REQUIRED TASK: Extract everything from the first line through the line with "const hair = '\u200A';", both ends included, except for any pictures.

══════════

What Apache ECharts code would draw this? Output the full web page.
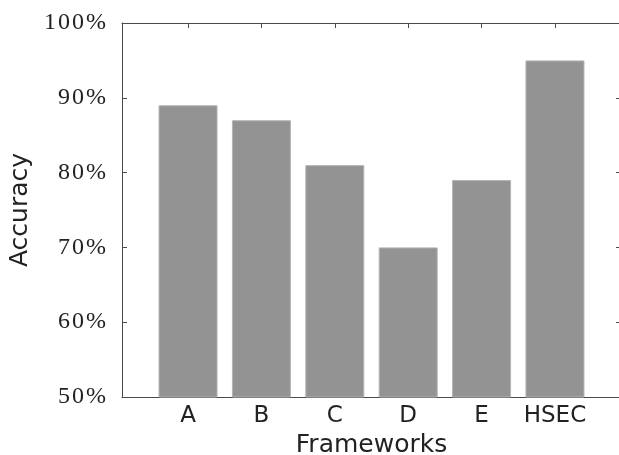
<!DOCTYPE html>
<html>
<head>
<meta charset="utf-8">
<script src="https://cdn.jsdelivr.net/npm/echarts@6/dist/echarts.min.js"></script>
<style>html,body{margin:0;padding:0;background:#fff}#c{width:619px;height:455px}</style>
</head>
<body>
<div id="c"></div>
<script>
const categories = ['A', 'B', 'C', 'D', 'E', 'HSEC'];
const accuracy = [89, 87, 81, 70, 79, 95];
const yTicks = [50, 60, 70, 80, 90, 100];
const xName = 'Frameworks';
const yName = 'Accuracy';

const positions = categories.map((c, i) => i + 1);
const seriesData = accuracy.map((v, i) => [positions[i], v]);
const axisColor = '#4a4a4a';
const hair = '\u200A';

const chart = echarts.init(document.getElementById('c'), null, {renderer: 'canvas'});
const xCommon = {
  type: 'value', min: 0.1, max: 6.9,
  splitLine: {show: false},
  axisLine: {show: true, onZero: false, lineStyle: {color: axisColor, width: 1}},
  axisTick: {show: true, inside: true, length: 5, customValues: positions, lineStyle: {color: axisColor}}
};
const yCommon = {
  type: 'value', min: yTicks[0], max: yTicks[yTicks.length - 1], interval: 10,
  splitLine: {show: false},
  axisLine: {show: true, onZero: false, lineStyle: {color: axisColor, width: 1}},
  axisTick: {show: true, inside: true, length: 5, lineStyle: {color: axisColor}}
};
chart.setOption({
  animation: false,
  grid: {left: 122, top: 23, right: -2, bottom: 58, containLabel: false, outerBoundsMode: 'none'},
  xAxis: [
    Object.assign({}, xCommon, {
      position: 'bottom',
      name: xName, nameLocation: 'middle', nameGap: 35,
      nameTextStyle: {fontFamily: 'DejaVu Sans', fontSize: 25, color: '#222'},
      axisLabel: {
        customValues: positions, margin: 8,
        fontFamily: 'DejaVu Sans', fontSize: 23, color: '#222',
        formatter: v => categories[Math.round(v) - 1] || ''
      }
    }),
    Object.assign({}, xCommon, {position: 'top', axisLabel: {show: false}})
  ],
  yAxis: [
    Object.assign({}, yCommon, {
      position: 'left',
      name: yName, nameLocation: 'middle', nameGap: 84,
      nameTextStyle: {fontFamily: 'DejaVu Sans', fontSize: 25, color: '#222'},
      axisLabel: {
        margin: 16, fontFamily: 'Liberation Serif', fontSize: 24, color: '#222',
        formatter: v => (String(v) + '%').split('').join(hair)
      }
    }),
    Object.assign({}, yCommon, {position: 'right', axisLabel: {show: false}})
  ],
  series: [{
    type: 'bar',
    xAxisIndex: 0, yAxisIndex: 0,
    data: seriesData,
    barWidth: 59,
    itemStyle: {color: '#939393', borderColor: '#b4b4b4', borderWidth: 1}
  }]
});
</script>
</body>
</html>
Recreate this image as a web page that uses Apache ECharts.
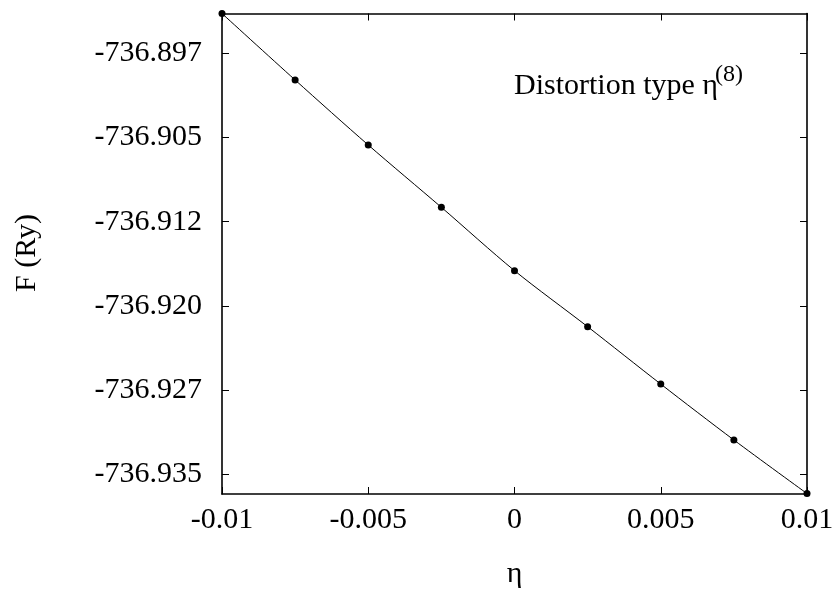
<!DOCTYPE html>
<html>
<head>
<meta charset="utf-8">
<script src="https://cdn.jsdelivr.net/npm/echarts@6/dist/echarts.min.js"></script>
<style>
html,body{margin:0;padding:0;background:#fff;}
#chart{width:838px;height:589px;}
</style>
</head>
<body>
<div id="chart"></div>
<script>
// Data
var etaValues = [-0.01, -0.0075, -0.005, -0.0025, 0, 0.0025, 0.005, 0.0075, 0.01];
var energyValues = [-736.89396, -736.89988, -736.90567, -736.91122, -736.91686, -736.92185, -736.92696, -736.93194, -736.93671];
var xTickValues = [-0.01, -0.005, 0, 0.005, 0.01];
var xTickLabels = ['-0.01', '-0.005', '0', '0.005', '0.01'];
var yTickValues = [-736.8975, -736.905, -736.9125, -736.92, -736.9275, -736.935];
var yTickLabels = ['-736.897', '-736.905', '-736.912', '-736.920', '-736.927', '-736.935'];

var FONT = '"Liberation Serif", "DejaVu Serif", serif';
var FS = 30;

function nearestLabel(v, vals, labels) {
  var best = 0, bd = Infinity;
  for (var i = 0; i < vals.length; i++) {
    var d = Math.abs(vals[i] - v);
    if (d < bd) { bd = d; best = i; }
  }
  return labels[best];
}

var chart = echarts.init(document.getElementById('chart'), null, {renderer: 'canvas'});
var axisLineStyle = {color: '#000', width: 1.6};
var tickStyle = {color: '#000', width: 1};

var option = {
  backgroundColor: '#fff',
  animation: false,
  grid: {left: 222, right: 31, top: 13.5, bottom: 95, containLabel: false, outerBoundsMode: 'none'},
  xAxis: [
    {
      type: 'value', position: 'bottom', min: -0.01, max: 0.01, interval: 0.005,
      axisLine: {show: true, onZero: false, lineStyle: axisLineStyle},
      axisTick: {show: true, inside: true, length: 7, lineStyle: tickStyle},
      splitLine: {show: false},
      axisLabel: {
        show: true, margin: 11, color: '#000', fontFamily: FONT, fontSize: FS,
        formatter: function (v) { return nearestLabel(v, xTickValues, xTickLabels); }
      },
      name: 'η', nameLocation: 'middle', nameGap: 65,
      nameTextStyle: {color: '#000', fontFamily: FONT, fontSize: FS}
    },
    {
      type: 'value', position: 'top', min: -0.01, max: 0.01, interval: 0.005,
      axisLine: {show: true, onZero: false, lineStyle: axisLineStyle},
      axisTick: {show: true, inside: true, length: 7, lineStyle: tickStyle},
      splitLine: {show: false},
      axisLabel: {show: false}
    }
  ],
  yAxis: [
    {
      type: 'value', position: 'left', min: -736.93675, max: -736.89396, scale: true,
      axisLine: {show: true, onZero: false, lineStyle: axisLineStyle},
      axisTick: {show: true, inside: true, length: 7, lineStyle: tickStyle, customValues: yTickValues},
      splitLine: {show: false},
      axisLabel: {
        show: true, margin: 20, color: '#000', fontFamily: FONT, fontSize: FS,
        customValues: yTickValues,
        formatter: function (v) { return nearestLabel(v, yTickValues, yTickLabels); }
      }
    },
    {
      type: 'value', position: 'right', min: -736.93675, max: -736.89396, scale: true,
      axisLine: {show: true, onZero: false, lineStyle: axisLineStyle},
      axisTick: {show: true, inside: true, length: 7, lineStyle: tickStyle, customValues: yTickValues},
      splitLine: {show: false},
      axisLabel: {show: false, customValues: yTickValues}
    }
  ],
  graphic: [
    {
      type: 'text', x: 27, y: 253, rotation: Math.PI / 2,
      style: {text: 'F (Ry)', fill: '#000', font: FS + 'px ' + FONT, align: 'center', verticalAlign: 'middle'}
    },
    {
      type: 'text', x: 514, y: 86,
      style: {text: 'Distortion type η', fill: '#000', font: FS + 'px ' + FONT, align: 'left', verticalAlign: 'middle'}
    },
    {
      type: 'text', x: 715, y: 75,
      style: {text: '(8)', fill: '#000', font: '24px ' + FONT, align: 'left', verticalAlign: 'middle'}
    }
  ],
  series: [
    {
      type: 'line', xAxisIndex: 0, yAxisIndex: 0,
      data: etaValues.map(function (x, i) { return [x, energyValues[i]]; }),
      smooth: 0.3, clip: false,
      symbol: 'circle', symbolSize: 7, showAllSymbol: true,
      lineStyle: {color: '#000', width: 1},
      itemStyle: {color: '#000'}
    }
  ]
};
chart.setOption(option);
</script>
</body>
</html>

══════════

ANSWER TO THIS EXERCISE:
What Apache ECharts code would draw this? Output the full web page.
<!DOCTYPE html>
<html>
<head>
<meta charset="utf-8">
<script src="https://cdn.jsdelivr.net/npm/echarts@6/dist/echarts.min.js"></script>
<style>html,body{margin:0;padding:0;background:#fff}#c{width:619px;height:455px}</style>
</head>
<body>
<div id="c"></div>
<script>
const categories = ['A', 'B', 'C', 'D', 'E', 'HSEC'];
const accuracy = [89, 87, 81, 70, 79, 95];
const yTicks = [50, 60, 70, 80, 90, 100];
const xName = 'Frameworks';
const yName = 'Accuracy';

const positions = categories.map((c, i) => i + 1);
const seriesData = accuracy.map((v, i) => [positions[i], v]);
const axisColor = '#4a4a4a';
const hair = '\u200A';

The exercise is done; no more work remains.